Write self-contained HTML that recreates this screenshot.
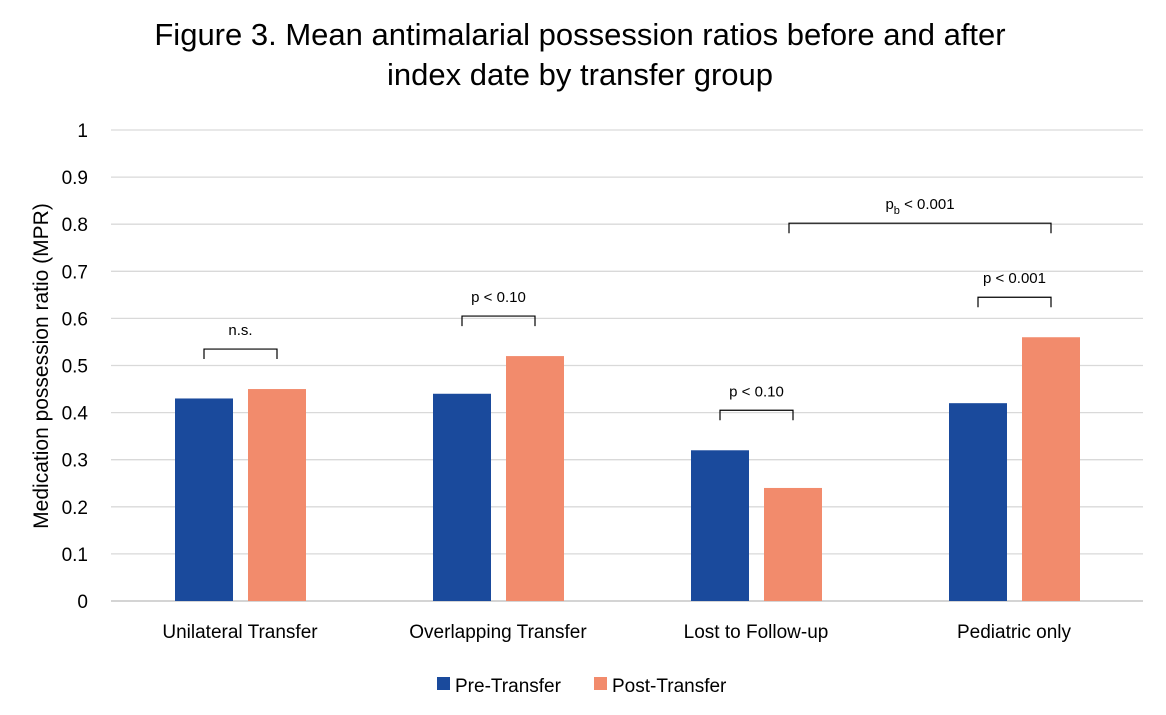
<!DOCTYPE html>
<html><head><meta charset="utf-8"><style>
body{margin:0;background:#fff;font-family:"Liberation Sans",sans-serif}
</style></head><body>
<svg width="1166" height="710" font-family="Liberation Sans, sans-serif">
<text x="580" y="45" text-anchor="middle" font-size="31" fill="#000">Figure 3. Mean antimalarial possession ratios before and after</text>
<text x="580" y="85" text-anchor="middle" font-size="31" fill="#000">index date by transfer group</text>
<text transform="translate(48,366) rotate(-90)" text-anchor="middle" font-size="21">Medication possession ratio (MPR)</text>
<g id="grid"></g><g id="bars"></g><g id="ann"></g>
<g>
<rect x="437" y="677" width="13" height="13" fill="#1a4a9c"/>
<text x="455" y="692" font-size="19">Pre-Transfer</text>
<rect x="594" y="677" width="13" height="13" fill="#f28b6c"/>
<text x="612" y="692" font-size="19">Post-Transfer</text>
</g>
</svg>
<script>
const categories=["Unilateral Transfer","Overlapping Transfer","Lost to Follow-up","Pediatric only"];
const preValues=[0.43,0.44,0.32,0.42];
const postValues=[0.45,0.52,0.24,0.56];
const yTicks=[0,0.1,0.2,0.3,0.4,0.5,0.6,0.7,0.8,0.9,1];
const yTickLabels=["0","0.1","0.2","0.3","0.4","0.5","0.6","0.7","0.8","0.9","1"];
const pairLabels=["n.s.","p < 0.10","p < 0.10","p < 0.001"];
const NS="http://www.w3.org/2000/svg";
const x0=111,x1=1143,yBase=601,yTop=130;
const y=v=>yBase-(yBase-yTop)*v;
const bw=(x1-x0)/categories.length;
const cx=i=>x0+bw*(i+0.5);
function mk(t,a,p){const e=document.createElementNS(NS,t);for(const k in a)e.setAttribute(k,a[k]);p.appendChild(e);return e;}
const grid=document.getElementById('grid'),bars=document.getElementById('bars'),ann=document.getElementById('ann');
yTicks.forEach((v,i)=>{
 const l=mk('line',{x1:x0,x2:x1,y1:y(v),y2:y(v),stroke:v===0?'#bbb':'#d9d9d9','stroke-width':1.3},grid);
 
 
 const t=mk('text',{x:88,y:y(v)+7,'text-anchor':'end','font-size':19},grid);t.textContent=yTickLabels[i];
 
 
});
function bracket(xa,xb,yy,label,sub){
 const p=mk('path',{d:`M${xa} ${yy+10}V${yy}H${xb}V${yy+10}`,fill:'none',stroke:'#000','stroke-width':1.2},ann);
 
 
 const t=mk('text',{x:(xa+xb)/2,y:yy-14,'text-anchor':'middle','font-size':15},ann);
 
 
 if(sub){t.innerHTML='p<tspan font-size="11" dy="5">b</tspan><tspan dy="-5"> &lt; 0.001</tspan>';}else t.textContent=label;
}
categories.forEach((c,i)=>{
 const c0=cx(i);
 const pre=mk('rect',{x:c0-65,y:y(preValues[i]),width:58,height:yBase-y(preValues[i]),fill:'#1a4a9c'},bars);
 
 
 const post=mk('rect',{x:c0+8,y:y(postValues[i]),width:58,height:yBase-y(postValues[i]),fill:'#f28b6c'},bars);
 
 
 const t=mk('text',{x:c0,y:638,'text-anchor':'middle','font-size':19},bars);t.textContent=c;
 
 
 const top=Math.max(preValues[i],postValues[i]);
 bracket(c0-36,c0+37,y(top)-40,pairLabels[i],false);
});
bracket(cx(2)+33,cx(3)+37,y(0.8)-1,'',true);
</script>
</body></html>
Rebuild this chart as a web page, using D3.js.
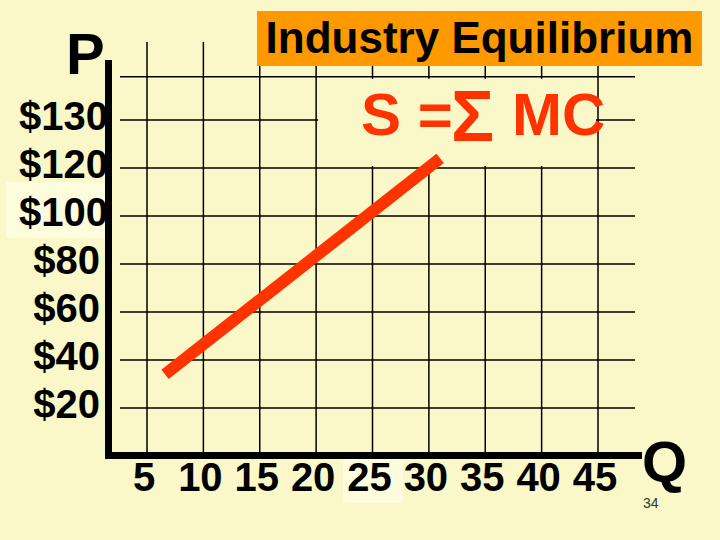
- - - - - - -
WORK REQUIRED. Write the material out again exactly as it appears, dropping the pictures.

FULL ANSWER.
Write self-contained HTML that recreates this screenshot.
<!DOCTYPE html>
<html><head><meta charset="utf-8"><style>
body{margin:0;background:#fff;font-family:"Liberation Sans",sans-serif}
</style></head><body>
<svg width="1166" height="710" font-family="Liberation Sans, sans-serif">
<text x="580" y="45" text-anchor="middle" font-size="31" fill="#000">Figure 3. Mean antimalarial possession ratios before and after</text>
<text x="580" y="85" text-anchor="middle" font-size="31" fill="#000">index date by transfer group</text>
<text transform="translate(48,366) rotate(-90)" text-anchor="middle" font-size="21">Medication possession ratio (MPR)</text>
<g id="grid"></g><g id="bars"></g><g id="ann"></g>
<g>
<rect x="437" y="677" width="13" height="13" fill="#1a4a9c"/>
<text x="455" y="692" font-size="19">Pre-Transfer</text>
<rect x="594" y="677" width="13" height="13" fill="#f28b6c"/>
<text x="612" y="692" font-size="19">Post-Transfer</text>
</g>
</svg>
<script>
const categories=["Unilateral Transfer","Overlapping Transfer","Lost to Follow-up","Pediatric only"];
const preValues=[0.43,0.44,0.32,0.42];
const postValues=[0.45,0.52,0.24,0.56];
const yTicks=[0,0.1,0.2,0.3,0.4,0.5,0.6,0.7,0.8,0.9,1];
const yTickLabels=["0","0.1","0.2","0.3","0.4","0.5","0.6","0.7","0.8","0.9","1"];
const pairLabels=["n.s.","p < 0.10","p < 0.10","p < 0.001"];
const NS="http://www.w3.org/2000/svg";
const x0=111,x1=1143,yBase=601,yTop=130;
const y=v=>yBase-(yBase-yTop)*v;
const bw=(x1-x0)/categories.length;
const cx=i=>x0+bw*(i+0.5);
function mk(t,a,p){const e=document.createElementNS(NS,t);for(const k in a)e.setAttribute(k,a[k]);p.appendChild(e);return e;}
const grid=document.getElementById('grid'),bars=document.getElementById('bars'),ann=document.getElementById('ann');
yTicks.forEach((v,i)=>{
 const l=mk('line',{x1:x0,x2:x1,y1:y(v),y2:y(v),stroke:v===0?'#bbb':'#d9d9d9','stroke-width':1.3},grid);
 
 
 const t=mk('text',{x:88,y:y(v)+7,'text-anchor':'end','font-size':19},grid);t.textContent=yTickLabels[i];
 
 
});
function bracket(xa,xb,yy,label,sub){
 const p=mk('path',{d:`M${xa} ${yy+10}V${yy}H${xb}V${yy+10}`,fill:'none',stroke:'#000','stroke-width':1.2},ann);
 
 
 const t=mk('text',{x:(xa+xb)/2,y:yy-14,'text-anchor':'middle','font-size':15},ann);
 
 
 if(sub){t.innerHTML='p<tspan font-size="11" dy="5">b</tspan><tspan dy="-5"> &lt; 0.001</tspan>';}else t.textContent=label;
}
categories.forEach((c,i)=>{
 const c0=cx(i);
 const pre=mk('rect',{x:c0-65,y:y(preValues[i]),width:58,height:yBase-y(preValues[i]),fill:'#1a4a9c'},bars);
 
 
 const post=mk('rect',{x:c0+8,y:y(postValues[i]),width:58,height:yBase-y(postValues[i]),fill:'#f28b6c'},bars);
 
 
 const t=mk('text',{x:c0,y:638,'text-anchor':'middle','font-size':19},bars);t.textContent=c;
 
 
 const top=Math.max(preValues[i],postValues[i]);
 bracket(c0-36,c0+37,y(top)-40,pairLabels[i],false);
});
bracket(cx(2)+33,cx(3)+37,y(0.8)-1,'',true);
</script>
</body></html>
Rebuild this chart as a web page, using D3.js.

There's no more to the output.